▶ **What you are asked to do**: Print, exactly as they stand, the lines from the start of the listing to the line containing "produced_gwh = [18000, 12400, 4900, 0, 0, 0, 38000, 14100, 0]", inclusive.

▶ **Material**:
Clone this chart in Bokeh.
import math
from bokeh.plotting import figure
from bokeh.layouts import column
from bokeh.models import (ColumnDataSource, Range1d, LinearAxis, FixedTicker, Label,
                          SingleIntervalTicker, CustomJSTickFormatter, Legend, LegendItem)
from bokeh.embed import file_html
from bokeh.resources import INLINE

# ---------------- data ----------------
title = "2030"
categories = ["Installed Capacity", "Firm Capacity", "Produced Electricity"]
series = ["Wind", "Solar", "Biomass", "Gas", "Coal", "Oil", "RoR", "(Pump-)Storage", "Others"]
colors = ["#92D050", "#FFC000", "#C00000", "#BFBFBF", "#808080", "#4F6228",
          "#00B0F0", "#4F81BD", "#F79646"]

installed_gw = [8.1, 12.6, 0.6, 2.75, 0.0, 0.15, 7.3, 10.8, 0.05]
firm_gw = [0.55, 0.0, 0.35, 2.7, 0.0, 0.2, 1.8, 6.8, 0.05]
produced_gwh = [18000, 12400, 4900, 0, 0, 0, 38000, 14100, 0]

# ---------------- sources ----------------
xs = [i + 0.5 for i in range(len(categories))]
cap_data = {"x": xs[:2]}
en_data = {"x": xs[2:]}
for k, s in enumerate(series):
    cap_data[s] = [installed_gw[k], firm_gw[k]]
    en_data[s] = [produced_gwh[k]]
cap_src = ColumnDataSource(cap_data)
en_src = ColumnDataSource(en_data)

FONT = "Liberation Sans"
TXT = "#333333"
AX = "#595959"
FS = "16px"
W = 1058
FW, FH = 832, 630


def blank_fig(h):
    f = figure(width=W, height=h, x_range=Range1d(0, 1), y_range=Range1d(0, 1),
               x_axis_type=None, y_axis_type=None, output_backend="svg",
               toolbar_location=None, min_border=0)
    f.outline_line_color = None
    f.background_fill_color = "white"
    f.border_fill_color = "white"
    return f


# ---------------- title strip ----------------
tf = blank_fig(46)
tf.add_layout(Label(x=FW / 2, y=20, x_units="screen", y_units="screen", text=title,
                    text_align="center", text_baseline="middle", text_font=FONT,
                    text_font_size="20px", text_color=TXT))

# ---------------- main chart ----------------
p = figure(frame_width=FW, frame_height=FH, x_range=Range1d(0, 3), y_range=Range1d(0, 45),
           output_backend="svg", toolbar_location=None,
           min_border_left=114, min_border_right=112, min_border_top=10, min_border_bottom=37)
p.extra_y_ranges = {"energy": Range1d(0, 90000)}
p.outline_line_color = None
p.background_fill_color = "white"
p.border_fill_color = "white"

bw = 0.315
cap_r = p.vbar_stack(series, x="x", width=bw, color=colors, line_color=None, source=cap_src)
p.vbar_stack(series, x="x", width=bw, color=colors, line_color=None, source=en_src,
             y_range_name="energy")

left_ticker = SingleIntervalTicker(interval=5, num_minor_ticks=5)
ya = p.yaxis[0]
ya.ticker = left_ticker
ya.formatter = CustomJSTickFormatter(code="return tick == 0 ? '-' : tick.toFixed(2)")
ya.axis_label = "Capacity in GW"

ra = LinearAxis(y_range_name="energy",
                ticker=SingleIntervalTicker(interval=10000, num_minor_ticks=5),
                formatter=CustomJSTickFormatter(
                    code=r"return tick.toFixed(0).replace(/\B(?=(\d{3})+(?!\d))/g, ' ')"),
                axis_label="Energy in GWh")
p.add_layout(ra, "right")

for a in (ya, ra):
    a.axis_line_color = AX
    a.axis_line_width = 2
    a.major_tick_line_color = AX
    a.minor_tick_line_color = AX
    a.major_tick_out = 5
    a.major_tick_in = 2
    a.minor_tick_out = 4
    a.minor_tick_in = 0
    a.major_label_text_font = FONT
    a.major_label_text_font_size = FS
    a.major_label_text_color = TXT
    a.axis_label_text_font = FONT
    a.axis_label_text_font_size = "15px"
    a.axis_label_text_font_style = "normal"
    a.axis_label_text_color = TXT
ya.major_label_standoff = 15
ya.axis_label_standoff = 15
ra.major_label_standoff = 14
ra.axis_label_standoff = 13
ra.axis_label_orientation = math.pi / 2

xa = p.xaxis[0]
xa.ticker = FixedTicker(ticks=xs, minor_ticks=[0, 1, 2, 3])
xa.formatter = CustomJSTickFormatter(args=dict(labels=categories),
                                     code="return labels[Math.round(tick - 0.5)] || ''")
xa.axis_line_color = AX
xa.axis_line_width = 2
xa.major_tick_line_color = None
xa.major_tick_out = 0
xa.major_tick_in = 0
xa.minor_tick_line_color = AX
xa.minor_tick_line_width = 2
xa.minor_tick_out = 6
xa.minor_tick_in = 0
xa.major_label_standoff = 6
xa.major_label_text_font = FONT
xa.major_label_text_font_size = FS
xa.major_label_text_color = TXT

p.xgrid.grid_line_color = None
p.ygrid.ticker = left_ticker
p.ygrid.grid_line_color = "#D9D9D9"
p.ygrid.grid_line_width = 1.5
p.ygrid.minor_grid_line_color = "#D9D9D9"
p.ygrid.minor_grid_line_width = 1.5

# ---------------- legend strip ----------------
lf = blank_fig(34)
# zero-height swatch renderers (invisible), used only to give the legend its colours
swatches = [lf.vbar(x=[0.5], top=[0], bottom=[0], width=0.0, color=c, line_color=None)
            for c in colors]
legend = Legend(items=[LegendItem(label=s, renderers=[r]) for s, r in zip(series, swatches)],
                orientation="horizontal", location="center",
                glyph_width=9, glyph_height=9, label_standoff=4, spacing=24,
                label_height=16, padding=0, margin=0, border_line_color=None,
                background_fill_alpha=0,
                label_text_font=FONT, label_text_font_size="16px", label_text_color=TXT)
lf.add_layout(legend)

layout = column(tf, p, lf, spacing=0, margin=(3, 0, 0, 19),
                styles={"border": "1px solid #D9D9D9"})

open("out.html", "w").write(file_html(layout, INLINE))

▶ **Complete response**:
Clone this chart in Bokeh.
import math
from bokeh.plotting import figure
from bokeh.layouts import column
from bokeh.models import (ColumnDataSource, Range1d, LinearAxis, FixedTicker, Label,
                          SingleIntervalTicker, CustomJSTickFormatter, Legend, LegendItem)
from bokeh.embed import file_html
from bokeh.resources import INLINE

# ---------------- data ----------------
title = "2030"
categories = ["Installed Capacity", "Firm Capacity", "Produced Electricity"]
series = ["Wind", "Solar", "Biomass", "Gas", "Coal", "Oil", "RoR", "(Pump-)Storage", "Others"]
colors = ["#92D050", "#FFC000", "#C00000", "#BFBFBF", "#808080", "#4F6228",
          "#00B0F0", "#4F81BD", "#F79646"]

installed_gw = [8.1, 12.6, 0.6, 2.75, 0.0, 0.15, 7.3, 10.8, 0.05]
firm_gw = [0.55, 0.0, 0.35, 2.7, 0.0, 0.2, 1.8, 6.8, 0.05]
produced_gwh = [18000, 12400, 4900, 0, 0, 0, 38000, 14100, 0]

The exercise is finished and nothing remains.